The Stanford Daily and Special Fees

From a statement by Stanford Daily Editor-in-Chief Kamil Dada, yesterday:

Our funders, including students at large who pay special fees, do not receive any special access to our reporters, do not control what stories get written and do not have a say in how the stories are written. This policy will continue.

In line with our coverage, our op-ed and letter to the editor policy also needs to be reiterated. I welcome and encourage you to write to The Daily about issues that you feel strongly about. In terms of letters to the editor, as always, please feel free to critique, comment or respond to The Daily’s coverage.

However, some guidelines are needed. I do not wish to run any op-eds that relate to student groups declaring why they deserve special fees or should be on the ballot. Groups could fill our opinion page for weeks well outlasting election season with legitimate cases for why they deserve to be on the ballot and it isn’t The Daily’s role to promote or publicize these groups.

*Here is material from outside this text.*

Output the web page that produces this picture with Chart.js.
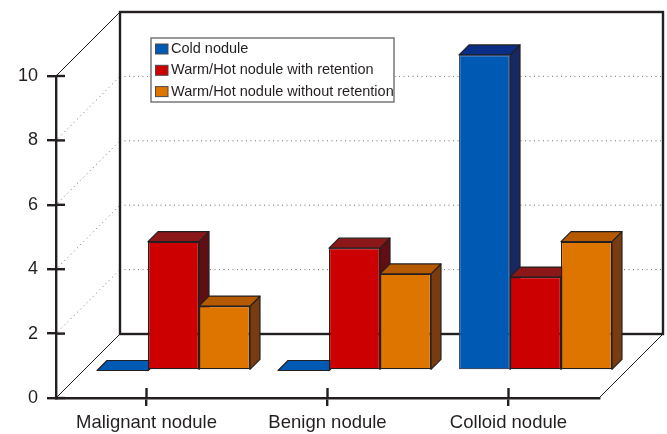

From the Editorial Board today (visual representation provided for added effect):

The time has come again for the countless student groups of Stanford to begin petitioning for special fees funding. As such, it is likely that most students by now have received at least a handful of e-mails imploring them to vote for the special fees funding of certain groups. We, the Editorial Board, would like to take a more public approach by asking you here and now to sign the petition for Stanford Daily special fees.

It goes on from there, explaining why the Daily deserves your money. To be fair, Dada also said yesterday:

On the other hand, if there is a specific issue relating to elections that is relevant to all student groups, then a case can be made for running an op-ed on the subject. Essentially, the op-ed should be appropriate to a wide variety of student groups and within our general word limit for op-eds, which is 650 words.

I love the Daily, read it every day and would hate to see it struggle financially if it harmed coverage or resulted in less frequent publication. But they’re not exactly covering themselves in glory by publishing a self-promoting infomercial the day after they rolled out their elections and special fees coverage policies, which save for the rather impossible and unreasonable idea that students do not control or have a say in how stories are written (isn’t the whole publication geared toward them?) are quite reasonable.

I am not entirely sure if they are violating their own standards by running this editorial. I am tempted to say that to the letter of the policy, they are good, but that they are violating its spirit. It is hard to view this as anything other than using their control over the media to their own benefit. That they also ran a letter to the editor making a similar argument about how awesome the Daily is does not exactly help either. Though the Daily should get the benefit of a doubt and this is probably more an oversight than some malicious scheme, some clarification of how this editorial is consistent with the stated policy would be helpful.